— begin —

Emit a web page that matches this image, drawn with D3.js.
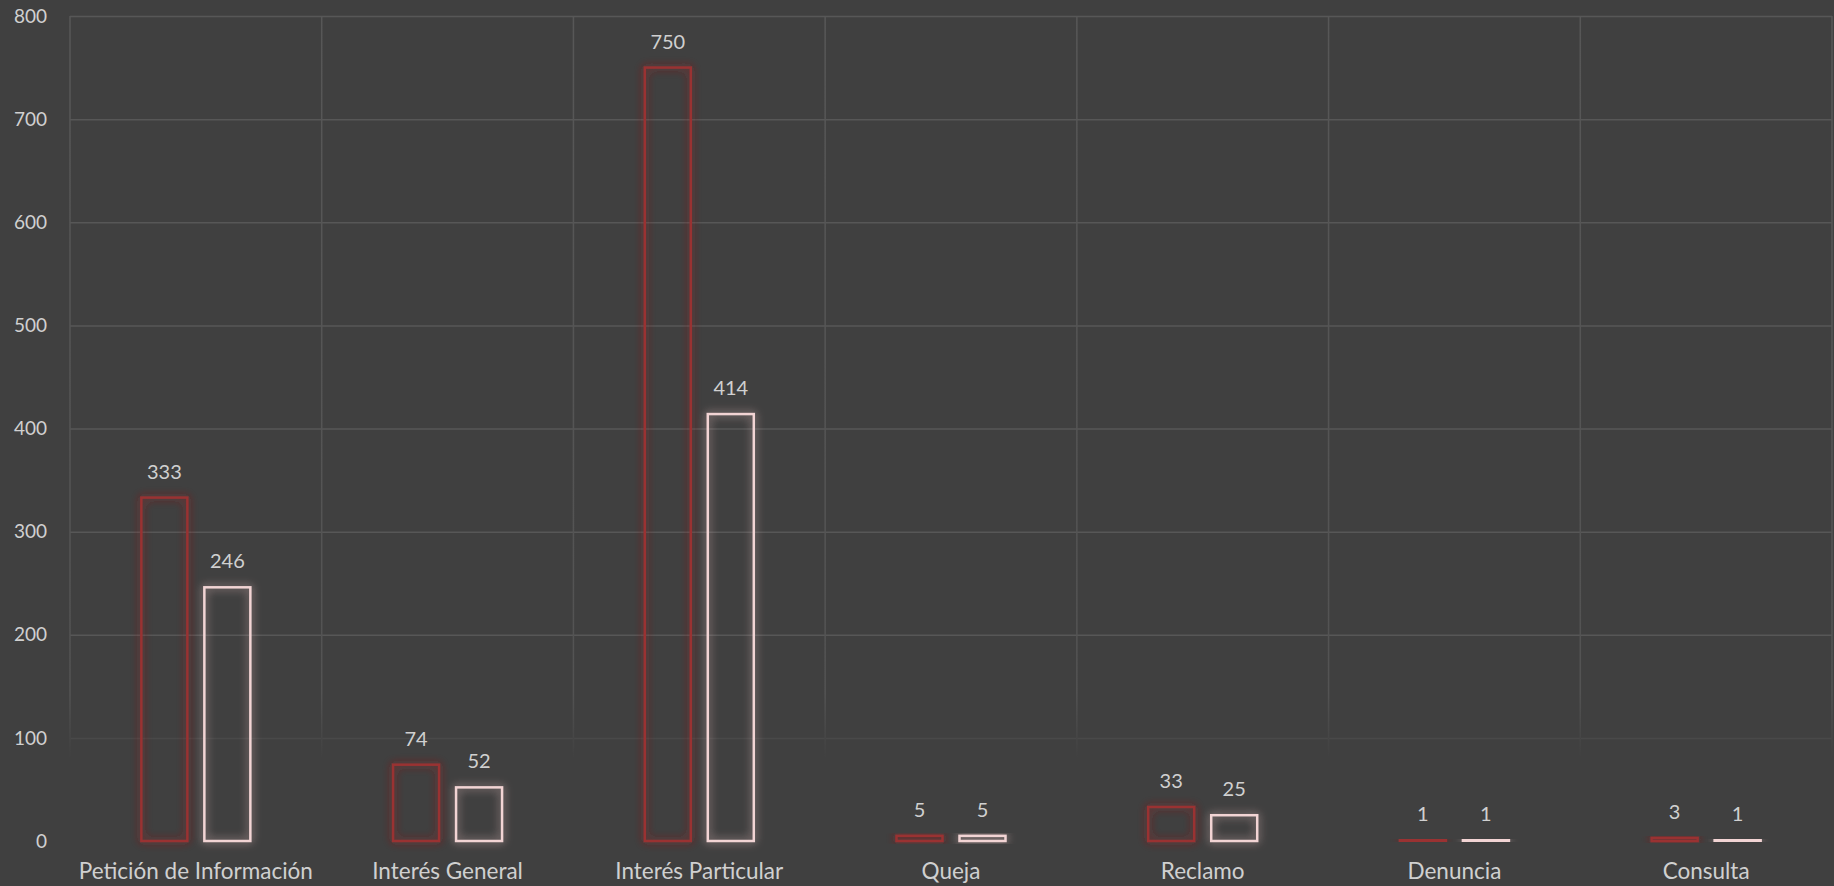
<!DOCTYPE html>
<html>
<head>
<meta charset="utf-8">
<script src="https://cdn.jsdelivr.net/npm/d3@7"></script>
<style>
  html, body { margin: 0; padding: 0; background: #404040; }
  svg { display: block; }
</style>
</head>
<body>
<div id="chart"></div>
<script>
// Data
const categories = ['Petición de Información', 'Interés General', 'Interés Particular', 'Queja', 'Reclamo', 'Denuncia', 'Consulta'];
const seriesA = [333, 74, 750, 5, 33, 1, 3];
const seriesB = [246, 52, 414, 5, 25, 1, 1];
const yTicks = [0, 100, 200, 300, 400, 500, 600, 700, 800];

const width = 1834;
const height = 886;
const margin = { top: 16, right: 2, bottom: 45, left: 70 };

const svg = d3.select('#chart').append('svg')
  .attr('width', width).attr('height', height);

svg.append('rect').attr('width', width).attr('height', height).attr('fill', '#404040');

const defs = svg.append('defs');

// soft glow round the bar outlines
function glow(id, color, op) {
  const f = defs.append('filter').attr('id', id)
    .attr('x', '-50%').attr('y', '-50%').attr('width', '200%').attr('height', '200%');
  f.append('feGaussianBlur').attr('in', 'SourceAlpha').attr('stdDeviation', 5).attr('result', 'b');
  f.append('feFlood').attr('flood-color', color).attr('flood-opacity', op);
  f.append('feComposite').attr('in2', 'b').attr('operator', 'in').attr('result', 'g');
  const m = f.append('feMerge');
  m.append('feMergeNode').attr('in', 'g');
  m.append('feMergeNode').attr('in', 'g');
  m.append('feMergeNode').attr('in', 'SourceGraphic');
}
glow('glowRed', '#9a2c2c', 0.5);
glow('glowPink', '#d8b4b4', 0.45);

const x = d3.scaleBand()
  .domain(categories)
  .range([margin.left, width - margin.right])
  .paddingInner(0).paddingOuter(0);

const y = d3.scaleLinear()
  .domain([0, 800])
  .range([height - margin.bottom, margin.top]);

const font = 'Lato, "Open Sans", sans-serif';

// fading gradient for the lower part of the vertical grid
const grad = defs.append('linearGradient').attr('id', 'vgrid')
  .attr('gradientUnits', 'userSpaceOnUse')
  .attr('x1', 0).attr('x2', 0).attr('y1', margin.top).attr('y2', height - margin.bottom);
grad.append('stop').attr('offset', '0%').attr('stop-color', '#575757');
grad.append('stop').attr('offset', '82%').attr('stop-color', '#535353');
grad.append('stop').attr('offset', '90%').attr('stop-color', '#404040');

// horizontal grid
svg.append('g')
  .selectAll('line')
  .data(yTicks.filter(d => d > 0))
  .join('line')
  .attr('x1', margin.left).attr('x2', width - margin.right)
  .attr('y1', d => y(d) + 0.5).attr('y2', d => y(d) + 0.5)
  .attr('stroke', d => d === 100 ? '#494949' : '#575757')
  .attr('stroke-width', 1.5);

// vertical grid at category boundaries
const bounds = categories.map(c => x(c)).concat([width - margin.right]);
svg.append('g')
  .selectAll('line')
  .data(bounds)
  .join('line')
  .attr('x1', d => d).attr('x2', d => d)
  .attr('y1', margin.top).attr('y2', height - margin.bottom)
  .attr('stroke', 'url(#vgrid)')
  .attr('stroke-width', 1.5);

// y axis labels
svg.append('g')
  .selectAll('text')
  .data(yTicks)
  .join('text')
  .attr('x', 47)
  .attr('y', d => y(d))
  .attr('dy', '0.35em')
  .attr('text-anchor', 'end')
  .attr('font-family', font)
  .attr('font-size', 19)
  .attr('fill', '#d0d0d0')
  .text(d => d);

// category labels
svg.append('g')
  .selectAll('text')
  .data(categories)
  .join('text')
  .attr('x', d => x(d) + x.bandwidth() / 2)
  .attr('y', 871)
  .attr('dy', '0.35em')
  .attr('text-anchor', 'middle')
  .attr('font-family', font)
  .attr('font-size', 22.5)
  .attr('fill', '#d0d0d0')
  .text(d => d);

// bars
const barW = 46;
const gap = 17;
const series = [
  { values: seriesA, stroke: '#9a3232', filter: 'url(#glowRed)', offset: -(gap / 2 + barW) },
  { values: seriesB, stroke: '#f2d4d4', filter: 'url(#glowPink)', offset: gap / 2 }
];

series.forEach(s => {
  const g = svg.append('g');
  g.selectAll('rect')
    .data(categories)
    .join('rect')
    .attr('x', (d, i) => x(d) + x.bandwidth() / 2 + s.offset)
    .attr('y', (d, i) => y(s.values[i]))
    .attr('width', barW)
    .attr('height', (d, i) => y(0) - y(s.values[i]))
    .attr('fill', 'none')
    .attr('stroke', s.stroke)
    .attr('stroke-width', 2.5)
    .attr('filter', s.filter);

  g.selectAll('text')
    .data(categories)
    .join('text')
    .attr('x', (d, i) => x(d) + x.bandwidth() / 2 + s.offset + barW / 2)
    .attr('y', (d, i) => y(s.values[i]) - 19)
    .attr('text-anchor', 'middle')
    .attr('font-family', font)
    .attr('font-size', 20)
    .attr('fill', '#d0d0d0')
    .text((d, i) => s.values[i]);
});
</script>
</body>
</html>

— end —

WHAT THE TASK REQUIRES:
Make an exact copy of the whole listing, but don't bring over any pictures.

REPLY:
Emit a web page that matches this image, drawn with D3.js.
<!DOCTYPE html>
<html>
<head>
<meta charset="utf-8">
<script src="https://cdn.jsdelivr.net/npm/d3@7"></script>
<style>
  html, body { margin: 0; padding: 0; background: #404040; }
  svg { display: block; }
</style>
</head>
<body>
<div id="chart"></div>
<script>
// Data
const categories = ['Petición de Información', 'Interés General', 'Interés Particular', 'Queja', 'Reclamo', 'Denuncia', 'Consulta'];
const seriesA = [333, 74, 750, 5, 33, 1, 3];
const seriesB = [246, 52, 414, 5, 25, 1, 1];
const yTicks = [0, 100, 200, 300, 400, 500, 600, 700, 800];

const width = 1834;
const height = 886;
const margin = { top: 16, right: 2, bottom: 45, left: 70 };

const svg = d3.select('#chart').append('svg')
  .attr('width', width).attr('height', height);

svg.append('rect').attr('width', width).attr('height', height).attr('fill', '#404040');

const defs = svg.append('defs');

// soft glow round the bar outlines
function glow(id, color, op) {
  const f = defs.append('filter').attr('id', id)
    .attr('x', '-50%').attr('y', '-50%').attr('width', '200%').attr('height', '200%');
  f.append('feGaussianBlur').attr('in', 'SourceAlpha').attr('stdDeviation', 5).attr('result', 'b');
  f.append('feFlood').attr('flood-color', color).attr('flood-opacity', op);
  f.append('feComposite').attr('in2', 'b').attr('operator', 'in').attr('result', 'g');
  const m = f.append('feMerge');
  m.append('feMergeNode').attr('in', 'g');
  m.append('feMergeNode').attr('in', 'g');
  m.append('feMergeNode').attr('in', 'SourceGraphic');
}
glow('glowRed', '#9a2c2c', 0.5);
glow('glowPink', '#d8b4b4', 0.45);

const x = d3.scaleBand()
  .domain(categories)
  .range([margin.left, width - margin.right])
  .paddingInner(0).paddingOuter(0);

const y = d3.scaleLinear()
  .domain([0, 800])
  .range([height - margin.bottom, margin.top]);

const font = 'Lato, "Open Sans", sans-serif';

// fading gradient for the lower part of the vertical grid
const grad = defs.append('linearGradient').attr('id', 'vgrid')
  .attr('gradientUnits', 'userSpaceOnUse')
  .attr('x1', 0).attr('x2', 0).attr('y1', margin.top).attr('y2', height - margin.bottom);
grad.append('stop').attr('offset', '0%').attr('stop-color', '#575757');
grad.append('stop').attr('offset', '82%').attr('stop-color', '#535353');
grad.append('stop').attr('offset', '90%').attr('stop-color', '#404040');

// horizontal grid
svg.append('g')
  .selectAll('line')
  .data(yTicks.filter(d => d > 0))
  .join('line')
  .attr('x1', margin.left).attr('x2', width - margin.right)
  .attr('y1', d => y(d) + 0.5).attr('y2', d => y(d) + 0.5)
  .attr('stroke', d => d === 100 ? '#494949' : '#575757')
  .attr('stroke-width', 1.5);

// vertical grid at category boundaries
const bounds = categories.map(c => x(c)).concat([width - margin.right]);
svg.append('g')
  .selectAll('line')
  .data(bounds)
  .join('line')
  .attr('x1', d => d).attr('x2', d => d)
  .attr('y1', margin.top).attr('y2', height - margin.bottom)
  .attr('stroke', 'url(#vgrid)')
  .attr('stroke-width', 1.5);

// y axis labels
svg.append('g')
  .selectAll('text')
  .data(yTicks)
  .join('text')
  .attr('x', 47)
  .attr('y', d => y(d))
  .attr('dy', '0.35em')
  .attr('text-anchor', 'end')
  .attr('font-family', font)
  .attr('font-size', 19)
  .attr('fill', '#d0d0d0')
  .text(d => d);

// category labels
svg.append('g')
  .selectAll('text')
  .data(categories)
  .join('text')
  .attr('x', d => x(d) + x.bandwidth() / 2)
  .attr('y', 871)
  .attr('dy', '0.35em')
  .attr('text-anchor', 'middle')
  .attr('font-family', font)
  .attr('font-size', 22.5)
  .attr('fill', '#d0d0d0')
  .text(d => d);

// bars
const barW = 46;
const gap = 17;
const series = [
  { values: seriesA, stroke: '#9a3232', filter: 'url(#glowRed)', offset: -(gap / 2 + barW) },
  { values: seriesB, stroke: '#f2d4d4', filter: 'url(#glowPink)', offset: gap / 2 }
];

series.forEach(s => {
  const g = svg.append('g');
  g.selectAll('rect')
    .data(categories)
    .join('rect')
    .attr('x', (d, i) => x(d) + x.bandwidth() / 2 + s.offset)
    .attr('y', (d, i) => y(s.values[i]))
    .attr('width', barW)
    .attr('height', (d, i) => y(0) - y(s.values[i]))
    .attr('fill', 'none')
    .attr('stroke', s.stroke)
    .attr('stroke-width', 2.5)
    .attr('filter', s.filter);

  g.selectAll('text')
    .data(categories)
    .join('text')
    .attr('x', (d, i) => x(d) + x.bandwidth() / 2 + s.offset + barW / 2)
    .attr('y', (d, i) => y(s.values[i]) - 19)
    .attr('text-anchor', 'middle')
    .attr('font-family', font)
    .attr('font-size', 20)
    .attr('fill', '#d0d0d0')
    .text((d, i) => s.values[i]);
});
</script>
</body>
</html>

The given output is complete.